Wie nichtssagend die Antworten großteils ausfallen, verdeutlicht auch die Frage 13: „Ist der Bundesregierung der Bericht des Otto Hag-Strahleninstituts (Bericht 21-22 (2000) „Strahlengefahr für Mensch und Umwelt“) bekannt, wonach die Fremdbelegschaft im Vergleich zur Stammbelegschaft in Atomkraftwerken einer um in etwa 70 Prozent höheren Strahlenbelastung ausgesetzt ist?

a) Wie bewertet die Bundesregierung die Ergebnisse dieser Studie und welche Schlussfolgerungen zieht sie daraus?

b) Sind der Bundesregierung aktuelle Studien bekannt, die diese Thematik der erhöhten Strahlenbelastung von Fremdbeschäftigten im Vergleich zu Stammbeschäftigten untersuchen, wenn ja welche und zu welchen Schlussfolgerungen kommt die Bundesregierung aus der Kenntnis dieser Studien?“

Die gemeinsame Antwort auf die beiden Fragen lautete lapidar: „Der genannte Bericht wurde bereits im Rahmen der Novellierung der Strahlenschutzverordnung 2001 geprüft und wurde, wie andere Studien auch, bei der Überarbeitung der AVV Strahlenpass berücksichtigt.“

Der Bericht wurde also geprüft und berücksichtigt, aber ob der Bericht stimmt oder nicht, und welche Schlussfolgerungen für die Praxis konkret gezogen wurden, wird offen gelassen.

Als Fazit lässt sich feststellen, dass Fremdbeschäftigte auch in Deutschland einer höheren Strahlen-Dosis ausgesetzt sind als die Stammbeschäftigten bei gleichzeitig schlechterer Bezahlung.
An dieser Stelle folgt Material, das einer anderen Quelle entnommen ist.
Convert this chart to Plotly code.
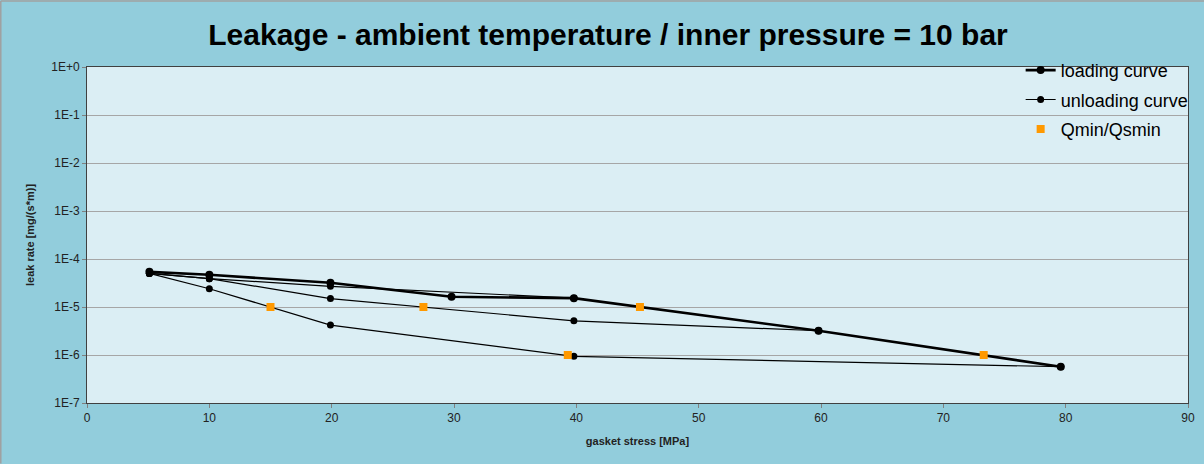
import plotly.graph_objects as go

# ---- data ----
loading_x = [5.1, 10.0, 19.9, 29.8, 39.8, 59.8, 79.6]
loading_y = [5.4e-5, 4.7e-5, 3.2e-5, 1.63e-5, 1.53e-5, 3.2e-6, 5.7e-7]

unload40_x = [39.8, 19.9, 10.0, 5.1]
unload40_y = [1.53e-5, 2.7e-5, 3.9e-5, 5.0e-5]
unload60_x = [59.8, 39.8, 19.9, 10.0, 5.1]
unload60_y = [3.2e-6, 5.15e-6, 1.5e-5, 3.9e-5, 5.0e-5]
unload80_x = [79.6, 39.8, 19.9, 10.0, 5.1]
unload80_y = [5.7e-7, 9.4e-7, 4.2e-6, 2.4e-5, 5.0e-5]

qmin_x = [15.0, 27.5, 39.3, 45.2, 73.3]
qmin_y = [1e-5, 1e-5, 1e-6, 1e-5, 1e-6]

ytick_vals = [1e0, 1e-1, 1e-2, 1e-3, 1e-4, 1e-5, 1e-6, 1e-7]
ytick_text = ["1E+0", "1E-1", "1E-2", "1E-3", "1E-4", "1E-5", "1E-6", "1E-7"]

title_text = "Leakage - ambient temperature / inner pressure = 10 bar"

# ---- build ----
unload_x = unload40_x + [None] + unload60_x + [None] + unload80_x
unload_y = unload40_y + [None] + unload60_y + [None] + unload80_y

fig = go.Figure()
fig.add_trace(go.Scatter(
    x=loading_x, y=loading_y, mode="lines+markers", name="loading curve",
    line=dict(color="black", width=2.6), marker=dict(color="black", size=8),
    legendgroup="a"))
fig.add_trace(go.Scatter(
    x=unload_x, y=unload_y, mode="lines+markers", name="unloading curve",
    line=dict(color="black", width=1.2), marker=dict(color="black", size=7),
    legendgroup="b"))
fig.add_trace(go.Scatter(
    x=qmin_x, y=qmin_y, mode="markers", name="Qmin/Qsmin",
    marker=dict(color="#FF9900", size=8, symbol="square"),
    legendgroup="c"))

narrow = "Liberation Sans Narrow, Arial Narrow, Liberation Sans, sans-serif"

fig.update_layout(
    width=1204, height=464,
    margin=dict(l=87, r=16, t=67, b=61, autoexpand=False),
    paper_bgcolor="#92CDDC",
    plot_bgcolor="#DBEEF4",
    title=dict(text="<b>" + title_text + "</b>", x=0.505, xanchor="center",
               y=0.925, yanchor="middle",
               font=dict(family="Liberation Sans, Arial, sans-serif", size=30, color="black")),
    showlegend=True,
    legend=dict(x=0.848, y=1.045, xanchor="left", yanchor="top",
                bgcolor="rgba(0,0,0,0)", borderwidth=0,
                font=dict(family="Liberation Sans, Arial, sans-serif", size=18, color="black"),
                tracegroupgap=3, itemwidth=30),
    xaxis=dict(range=[0, 90], dtick=10, showgrid=False, zeroline=False,
               showline=True, linecolor="#404040", linewidth=1, mirror=True,
               ticks="outside", ticklen=4, tickcolor="#808080",
               tickfont=dict(family=narrow, size=12, color="#222222"),
               title=dict(text="<b>gasket stress [MPa]</b>", standoff=12,
                          font=dict(family=narrow, size=11, color="#222222"))),
    yaxis=dict(type="log", range=[-7, 0], tickvals=ytick_vals, ticktext=ytick_text,
               showgrid=True, gridcolor="#A6A6A6", gridwidth=1, zeroline=False,
               showline=True, linecolor="#404040", linewidth=1, mirror=True,
               ticks="outside", ticklen=4, tickcolor="#808080",
               tickfont=dict(family=narrow, size=12, color="#222222"),
               title=dict(text="<b>leak rate [mg/(s*m)]</b>", standoff=14,
                          font=dict(family=narrow, size=11, color="#222222"))),
)

# outer chart frame (top and left edges visible in the reference)
fig.add_shape(type="line", xref="paper", yref="paper",
              x0=-0.0783, x1=1.02, y0=1.1967, y1=1.1967,
              line=dict(color="#A0A0A0", width=1.5))
fig.add_shape(type="line", xref="paper", yref="paper",
              x0=-0.0783, x1=-0.0783, y0=-0.18, y1=1.1967,
              line=dict(color="#A0A0A0", width=1.5))

fig.write_html("out.html",
               config={"displayModeBar": False},
               post_script="document.body.style.margin='0';document.body.style.padding='0';")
Wie hoch der Anteil der Leiharbeiter an den Fremdbeschäftigen ist, ist der Bundesregierung ebenso unbekannt wie der Anteil derjenigen, die mit Strahlenpässen anderer Länder in Deutschland arbeiten. Es ist davon auszugehen, dass es praktisch nicht zu unterbinden ist, dass Leiharbeiter, die in verschiedenen Ländern beschäftigt sind, Strahlungs-Dosen ausgesetzt sind, die über den zulässigen Grenzwerten liegen.